Lo más delirante de la Carta parecería un sarcasmo si no se hubiera vuelto amargamente dramático tras su última carnicería. En su artículo 31 describe a Hamás como “un movimiento humanitario que protege los derechos humanos”. Queda claro de qué manera. Lo que nunca entenderemos es cómo la población civil de Gaza volvió la espalda a la Autoridad Nacional Palestina otorgando todo el poder a un ejército de carniceros de los que ha acabado convirtiéndose en su víctima preferente.

Sólo cabe una respuesta. La masacre de aquel sábado no remite a una dialéctica civilización-barbarie, sino a un choque de culturas. Y, dentro de una de ellas, a otro choque: frente al Islam sunita, moderado y pactista, la creciente del Islam chiíta, radical y apocalíptico. El de los Hermanos Musulmanes, el de Al-Qaeda, el de Hezboláh, todos a la sombra de Irán.

Aquella noche en Damasco, yo -el de la foto ahí arriba- me hice otra con aquellos muyahidines. Hoy hubiera sido uno de los doscientos ingenuos degollados a sangre fría por los sicarios del Mein Kampf islámico mientras celebraban un festival por la paz en el desierto.

Tiempo de palomas muertas. Ya ni siquiera vuelan los halcones. Sólo los misiles. Y los malditos perros de la guerra.

“TAMPOCO NETANYAHU”


Treinta años y seis días. Los treinta años son los que se cumplirán en 2025. Remiten a aquel 4 de noviembre de 1995 en el que fue asesinado Isaac Rabin a manos de un extremista judío, en la Plaza de los Reyes de Jerusalén, poco después de entonar la Canción de la Paz. Los seis días pusieron nombre a la fulminante guerra árabe israelí en la que el mismo Rabin ejerció como comandante en jefe. Sucedió mucho antes de que imprimiera un cambio de rumbo a su diplomacia, ya como primer ministro, hasta firmar los Acuerdos de Oslo a favor del reconocimiento de los dos estados. Un reconocimiento que le costó la vida.
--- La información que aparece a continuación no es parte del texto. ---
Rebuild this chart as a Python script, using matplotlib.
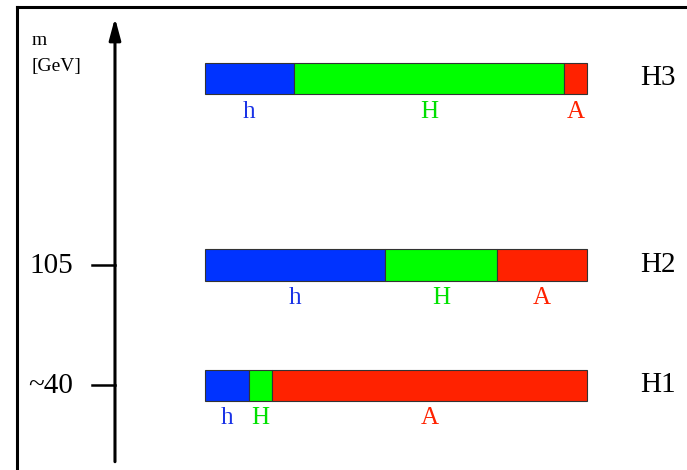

Treinta años y seis días, el tiempo de una generación. Un ciclo de violencia que no cesa, con demasiados cómplices. En otro noviembre, el de 1947, una ONU recién nacida adoptaba el plan de partición de Palestina en dos estados. Uno fue proclamado a los pocos meses, se llamaría Israel. El otro, sigue esperando.

En un tercer noviembre, ahora en Argel y en 1988, la OLP declaró de forma unilateral la independencia de Palestina, ocupada por Israel desde la Guerra de los Seis Días. En 1994, en los Acuerdos de Oslo, Rabin concedió establecer la Autoridad Nacional Palestina como un ente transitorio, y la vía del reconocimiento dio un paso de gigante. En 2012, sesenta y cinco años después de que acordara su creación, la ONU le concedió el sicalíptico rango de “Estado observador no miembro”. Un Estado fantasma, que observa, pero no existe. Sin embargo, fuera de esa Asamblea, nada menos que ciento treinta y cinco de sus ciento noventa y tres estados miembros lo habían reconocido plenamente. Dentro de la UE sólo uno: Suecia. El resto, incluido el nuestro, no ha pasado de declaraciones formales en sus parlamentos, pero no desde sus gobiernos. ¿Qué lo impide?

La cobardía de Europa, presionada por un amigo americano que, mande quien mande en la Casa Blanca, sigue juzgándolo “prematuro”. Por supuesto, la intransigencia radical de Hamás. Y su espejo en Tel Aviv: aquel Benjamín Netanyahu que llamaba a abuchear a Rabin por haber firmado los acuerdos de Oslo. El mismo que mantiene a Israel en la ilegalidad, insensible a las prescripciones del derecho internacional en todo lo que afecta a los territorios ocupados.

En Oriente Próximo, un statu quo letal. En Europa, una pasividad indecente. Los dos Estados políticos fundidos en uno sólo anímico, el del odio mutuo. Nunca Hamás, escribí el pasado martes. Este también me cabe en dos palabras: Tampoco Netanyahu.